Existe una forma de literatura de extrañamiento que se cobra su derecho a ser la más universal: aquella en la que el mensaje es tan claro como la capacidad de no entender nada. No queda patente como una minusvalía, pues es un narrador en primera persona, alguien que presencia, más que participa, en lo reflejado, quien nos habla, sino como un registro con el que empatizar. Ese lugar en el que se coloca el narrador, el mismo al que nos lleva y el punto de vista en el que nos implica, está indicando, con mucha clase, que ni él ni nosotros si estuviéramos allí, hubiéramos entendido nada. Tal vez porque no hay nada que entender. Tal vez porque todos los mundos, y sobre todo este en el que viven los personajes, son mundos pequeños y son mundos paralelos. Y son mundos por los que ha merecido la pena darse un paseo, aunque sea literario.
Mariano Quirós (Resistencia, 1979) ya nos había demostrado que es un narrador con clase y con algo que contar: que es complicado llegar a entender cómo ha sido el lugar y la humanidad de la que uno viene. Ahora nos regala este libro de relatos con el que viajamos a una localidad, Campo del cielo, que es una isla afectiva e impermeable a los tiempos que corren. O eso o, sin mentarlo, el tiempo en que suceden los relatos es parecido a aquel en que sucedían los de Onetti, Rulfo, Vargas Llosa o incluso Carver. Por un lado, podríamos pensar que están fuera del tiempo, que pertenecen al espíritu de la eternidad. Por otro, que esa ausencia de internet, teléfonos móviles y todo lo allegado al capitalismo de atención (léase Tinder, Facebook, Netflix, Google, etc.) es intencionada, es un viaje en el tiempo, un regreso a una época en que las relaciones humanas pasaban, sí o sí, a ser el primer plano sensorial en nuestras prioridades, en nuestras riquezas y en nuestros problemas.

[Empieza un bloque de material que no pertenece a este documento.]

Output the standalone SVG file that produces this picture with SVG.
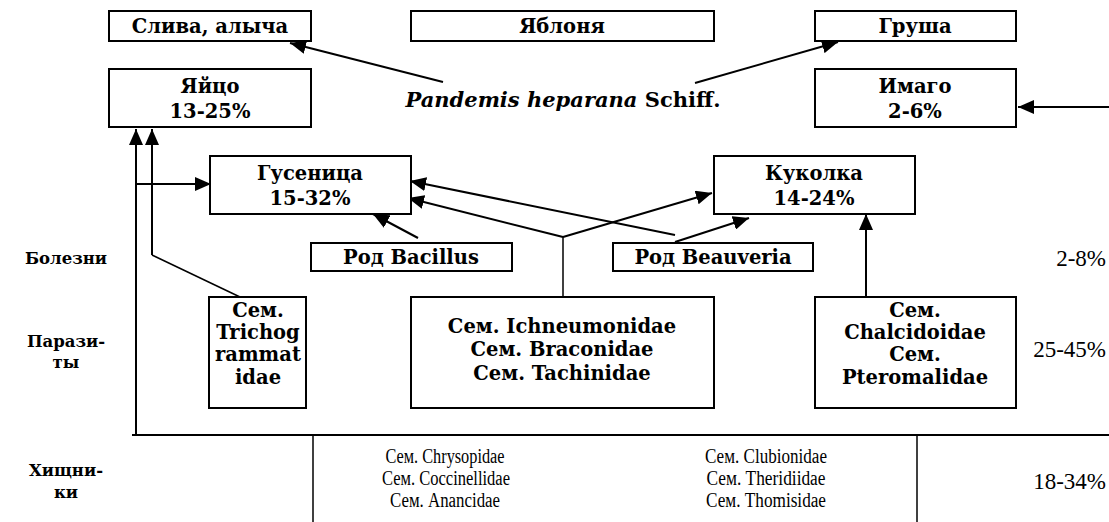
<svg xmlns="http://www.w3.org/2000/svg" width="1109" height="522" viewBox="0 0 1109 522">
<style>
.box{fill:#fff;stroke:#000;stroke-width:2}
.b{font-family:"DejaVu Serif","Liberation Serif",serif;font-weight:bold;font-size:19.5px;text-anchor:middle;fill:#000}
.lb{font-size:16.5px}
.pd{font-size:21px}
.n{font-family:"Liberation Serif","Times New Roman",serif;font-size:20px;text-anchor:middle;fill:#000}
.pc{font-size:23px;text-anchor:end}
.ln{stroke:#000;stroke-width:2;fill:none}
.thin{stroke:#000;stroke-width:1.5;fill:none}
</style>
<defs>
<marker id="ah" markerUnits="userSpaceOnUse" markerWidth="18" markerHeight="14" refX="16" refY="7" orient="auto">
<path d="M0,0 L16,7 L0,14 Z" fill="#000"/>
</marker>
</defs>
<g id="connectors">
<line class="ln" x1="443" y1="82" x2="290" y2="43" marker-end="url(#ah)"/>
<line class="ln" x1="695" y1="83" x2="838" y2="42" marker-end="url(#ah)"/>
<line class="ln" x1="1109" y1="107" x2="1018" y2="107" marker-end="url(#ah)"/>
<line class="ln" x1="136" y1="434" x2="136" y2="129" marker-end="url(#ah)"/>
<line class="ln" x1="152" y1="255" x2="152" y2="129" marker-end="url(#ah)"/>
<line class="thin" x1="152" y1="255" x2="240" y2="297"/>
<line class="ln" x1="136" y1="184" x2="211" y2="184" marker-end="url(#ah)"/>
<line class="ln" x1="418" y1="238" x2="373" y2="214" marker-end="url(#ah)"/>
<line class="thin" x1="563" y1="297" x2="563" y2="237"/>
<line class="ln" x1="563" y1="237" x2="408" y2="198" marker-end="url(#ah)"/>
<line class="ln" x1="563" y1="237" x2="712" y2="193" marker-end="url(#ah)"/>
<line class="ln" x1="675" y1="235" x2="410" y2="181" marker-end="url(#ah)"/>
<line class="ln" x1="675" y1="242" x2="749" y2="218" marker-end="url(#ah)"/>
<line class="ln" x1="866" y1="297" x2="866" y2="214" marker-end="url(#ah)"/>
<line class="ln" x1="132" y1="435" x2="1109" y2="435"/>
<line class="thin" x1="313" y1="435" x2="313" y2="522"/>
<line class="thin" x1="917" y1="435" x2="917" y2="522"/>
</g>
<g id="sliva"><rect class="box" x="109" y="11" width="202" height="30"/><text class="b" x="210" y="33">Слива, алыча</text></g>
<g id="yablonya"><rect class="box" x="411" y="11" width="303" height="30"/><text class="b" x="562" y="33">Яблоня</text></g>
<g id="grusha"><rect class="box" x="815" y="11" width="201" height="30"/><text class="b" x="915" y="33">Груша</text></g>
<g id="yaytso"><rect class="box" x="109" y="69" width="202" height="58"/><text class="b" x="210" y="93">Яйцо</text><text class="b" x="210" y="118">13-25%</text></g>
<g id="imago"><rect class="box" x="815" y="69" width="201" height="58"/><text class="b" x="915" y="93">Имаго</text><text class="b" x="915" y="118">2-6%</text></g>
<g id="pandemis"><text class="b pd" x="563" y="107"><tspan font-style="italic">Pandemis heparana</tspan> Schiff.</text></g>
<g id="gusenitsa"><rect class="box" x="210" y="156" width="201" height="58"/><text class="b" x="310" y="180">Гусеница</text><text class="b" x="310" y="205">15-32%</text></g>
<g id="kukolka"><rect class="box" x="714" y="156" width="201" height="58"/><text class="b" x="814" y="180">Куколка</text><text class="b" x="814" y="205">14-24%</text></g>
<g id="bacillus"><rect class="box" x="311" y="243" width="201" height="28"/><text class="b" x="411" y="264">Род Bacillus</text></g>
<g id="beauveria"><rect class="box" x="613" y="243" width="200" height="28"/><text class="b" x="713" y="264">Род Beauveria</text></g>
<g id="tricho"><rect class="box" x="209" y="297" width="97" height="111"/><text class="b" x="258" y="317">Сем.</text><text class="b" x="258" y="339">Trichog</text><text class="b" x="258" y="361">rammat</text><text class="b" x="258" y="384">idae</text></g>
<g id="ichneu"><rect class="box" x="411" y="297" width="303" height="111"/><text class="b" x="562" y="333">Сем. Ichneumonidae</text><text class="b" x="562" y="356">Сем. Braconidae</text><text class="b" x="562" y="380">Сем. Tachinidae</text></g>
<g id="chalcid"><rect class="box" x="815" y="297" width="201" height="111"/><text class="b" x="915" y="317">Сем.</text><text class="b" x="915" y="339">Chalcidoidae</text><text class="b" x="915" y="361">Сем.</text><text class="b" x="915" y="384">Pteromalidae</text></g>
<g id="labels">
<text class="b lb" x="66" y="264">Болезни</text>
<text class="b lb" x="66" y="347">Парази-</text>
<text class="b lb" x="66" y="368">ты</text>
<text class="b lb" x="66" y="476">Хищни-</text>
<text class="b lb" x="66" y="498">ки</text>
<text class="n pc" x="1106" y="266">2-8%</text>
<text class="n pc" x="1106" y="357">25-45%</text>
<text class="n pc" x="1106" y="489">18-34%</text>
</g>
<g id="predators">
<text class="n" x="445" y="463" textLength="119" lengthAdjust="spacingAndGlyphs">Сем. Chrysopidae</text>
<text class="n" x="446" y="485" textLength="128" lengthAdjust="spacingAndGlyphs">Сем. Coccinellidae</text>
<text class="n" x="445" y="507" textLength="110" lengthAdjust="spacingAndGlyphs">Сем. Anancidae</text>
<text class="n" x="766" y="463" textLength="122" lengthAdjust="spacingAndGlyphs">Сем. Clubionidae</text>
<text class="n" x="766" y="485" textLength="119" lengthAdjust="spacingAndGlyphs">Сем. Theridiidae</text>
<text class="n" x="766" y="507" textLength="120" lengthAdjust="spacingAndGlyphs">Сем. Thomisidae</text>
</g>
</svg>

De hecho, en Campo del cielo lo más novedoso y lo más evolucionado que ha sucedido es una caída de meteoritos hace cuatro mil años. Y estos meteoritos son casi la única intervención exterior sobre este paraje cerrado, de una claustrofobia meditada: los personajes tienen opción de salir, pero, tristemente, eligen el encierro. Se trata de seres casi extraños; niños, adolescentes, jóvenes, gente siempre en formación, algo homúnculos, como si la humanidad no pudiera cuajar en Campo del cielo, pero sí apuntara a ser de alto grado. Lo fantástico será lo ordinario: los familiares se desconocen con el mismo tipo de carencia de entendimiento que existe entre desconocidos, no entre personas que no se entienden. De esta manera, con narradores en crecimiento, pero dotados de pulso literario, nos vamos quedando en una región endogámica también en lo moral. Se trata de un pueblo de perdedores, gente salvada, o casi salvada, por la literatura, por la imaginación de Quirós. Se trata de una obra coral, una suerte de novela de situación teatralizada como un puzle de piezas bastante cerradas, porque los relatos son circulares, como debe ser una pieza corta. A lo que hay que añadir el estilo depurado de Quirós, esa escritura que casi nos da la sensación, de tan natural, que es la de alguien carente de estilo, al menos en este país en el que por estilistas se entienden a los barrocos de la prosa.